Flow of two dimensional nonlinear sloshing in a rigid rectangular tank with free surface is considered. The flow is generated by oscillating the container in a lateral harmonic motion, i.e., d⁎=A⁎sin(2πf⁎t⁎) where d⁎ denotes the displacement of the container externally forced, A* the amplitude of displacement and f* the frequency. Thus, the maximum stroke, S*, of the container for a cycle, measured by a distance from the leftmost to the rightmost location on the container movement, is defined as S*=2A*. It has performed a sequence of experiments on a variety of S*- and f*-values to investigate large amplitude sloshing flows at off-resonant condition far from the system natural frequency, where large amplitude means that the stroke, S*, of the container movement is comparable with the breadth, L*, of the container, i.e., S*/L*∼O(1) and the excitation acceleration is also comparable with the gravity, i.e., π2(S*f*)2/g*∼O(1).
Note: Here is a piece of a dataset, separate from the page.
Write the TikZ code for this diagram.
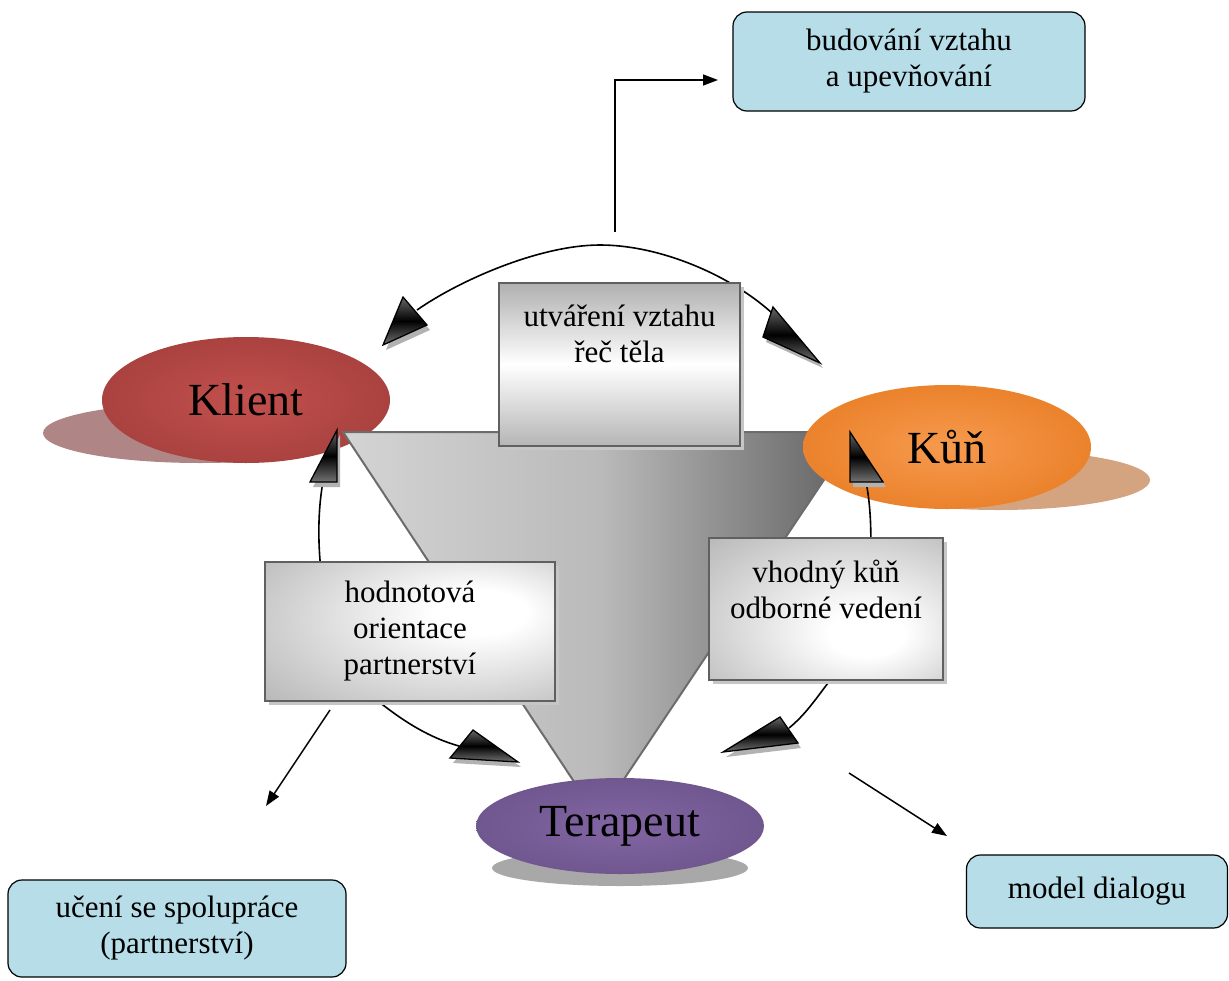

Through PIV experiment, it shows that the flow physics on nonlinear off-resonant sloshing problem can be characterized into a combination of three peculiar sloshing motions: (1) standing wave motions which is similar with those of linear sloshing during run-down process, (2) run-up phenomenon like hydraulic jump along the vertical sidewall at the moment of turn-around of the container and (3) gradually propagating bore motion from one sidewall to the opposite wall which is similar with dam breaking problem. ► A flow of two dimensional nonlinear sloshing in a rigid rectangular tank is considered. ► The flow is generated by oscillating the container in a lateral harmonic motion. ► The flow physics could be characterized into three peculiar sloshing motions. ► Hydraulic jump like bore motion is possible at the early stage of run-up process.